No Conflict with CMA, DIFC, or ADGM
The decision does not alter jurisdictional boundaries.
The UAE maintains a layered regulatory framework:
- The Capital Markets Authority (CMA) supervises traditional securities and capital markets at the federal level.
- The Financial Services Regulatory Authority (FSRA) regulates financial services within ADGM.
- The Dubai Financial Services Authority (DFSA) regulates financial services within DIFC.
- VARA supervises virtual assets in Dubai (outside DIFC).
Ministerial Decision No. (336) does not redefine asset classification and does not shift authority between regulators.
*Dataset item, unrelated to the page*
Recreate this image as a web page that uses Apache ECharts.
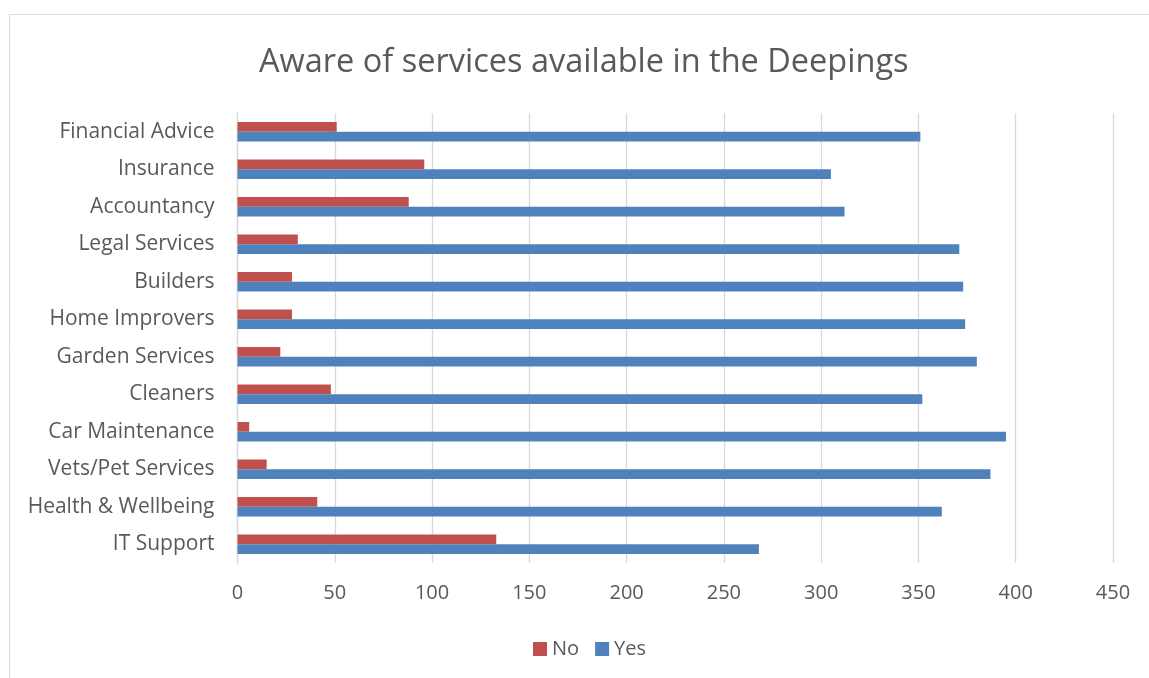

It aligns VARA-supervised activities with federal corporate tax definitions.
Strategic Significance for the UAE Digital Asset Ecosystem
The designation of VARA as a Competent Authority under Ministerial Decision No. (229) signals a deeper phase of institutional integration.
The UAE is embedding digital asset fund and wealth management activities into its formal tax architecture.
This development:
- Strengthens regulatory coherence between emirate-level and federal frameworks
- Reduces tax ambiguity for virtual asset fund managers
- Enhances Dubai’s competitiveness for digital asset structuring outside traditional financial free zones
Rather than introducing new regulatory powers, the move consolidates policy alignment.
For institutional players evaluating the UAE as a jurisdiction for digital asset wealth management, clarity in regulatory-tax coordination is a decisive factor.